Don’t you then imagine that the New York Times, the Washington Post, CBS, NBC, ABC and CNN would have completely flipped out? Can you imagine any circumstance under which they would not have become positively incandescent?

In my imaginings, they would have done more than cover the story. They would have obsessed over it.

Every front page for days on end would have had a new angle on the story. The TV stand-ups on the White House north lawn would have been about nothing else. Ari Fleischer would have been under siege at every daily White House press briefing. The Sunday chat shows would have been totally given over. One can imagine a prime-time news special.

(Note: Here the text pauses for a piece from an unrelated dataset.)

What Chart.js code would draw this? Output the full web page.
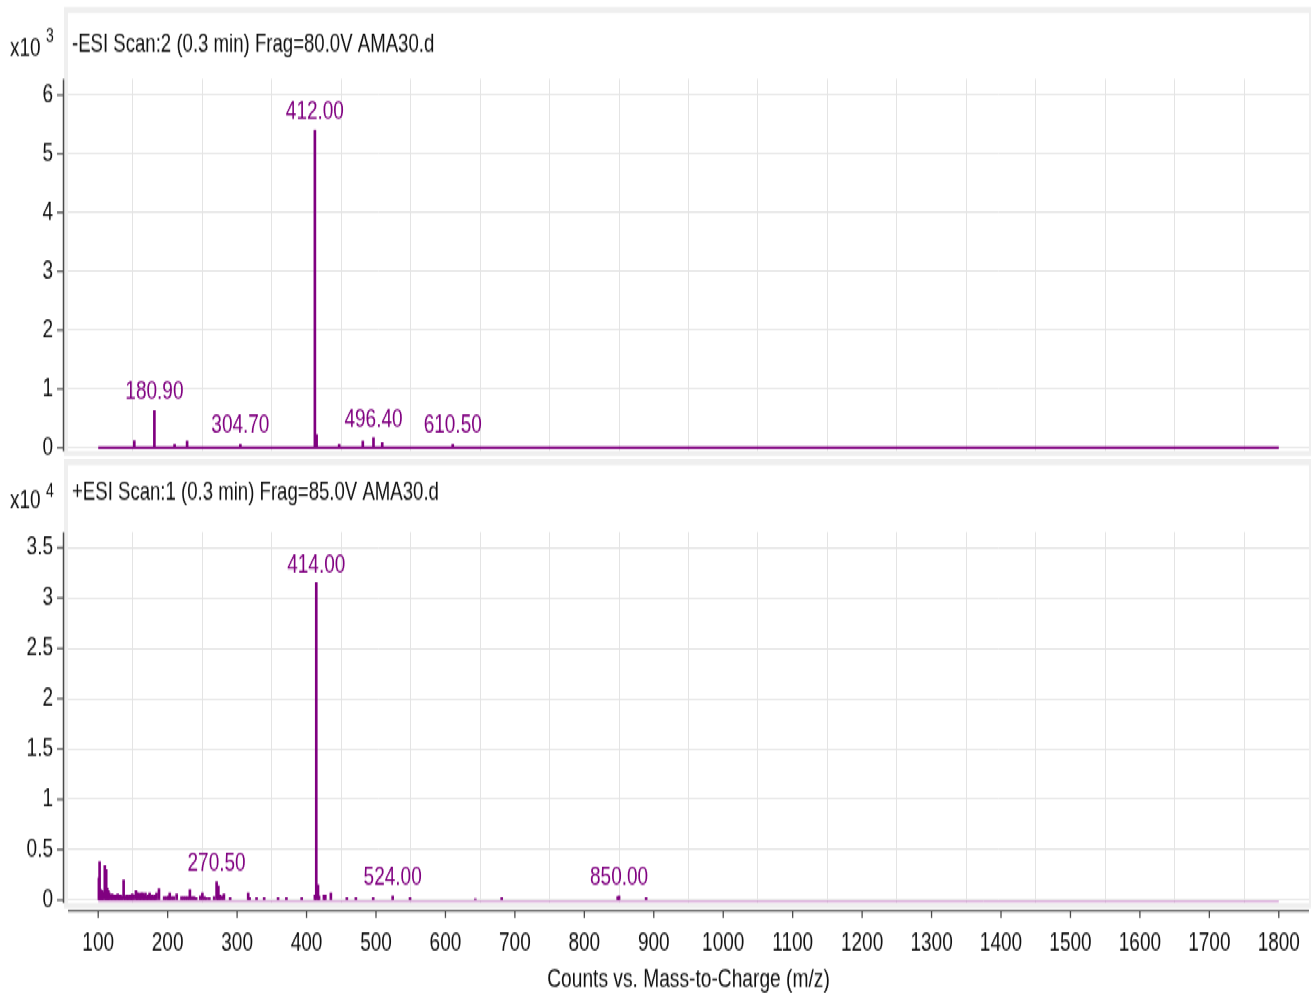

Yet none of that has happened – a fact that serves as bright, very specular and harshly revealing illumination upon the usually murky media bias debate.

A colleague of mine attributes the media’s disinterest in the IRS scandal to the fact that newsrooms have been decimated by budget cuts and personnel reductions. He’s not wrong about that but his conclusion concerning it is.

When they find a story that fits their world view, the remaining mainstream media practitioners, fewer though they are, nevertheless find a way. For evidence, I would direct my pal to the day-after-day-after-day front pages of the New York Times and the daily first segment-stories on the network news shows during the hot days of the Chris Christie – George Washington Bridge kerfuffle.

The members of the eastern media tribe may yet – against their instincts – have to cover this story. But the fact that they haven’t done so in any meaningful way so far at least does us the service of clearing up any doubt as to the reality of liberal media bias.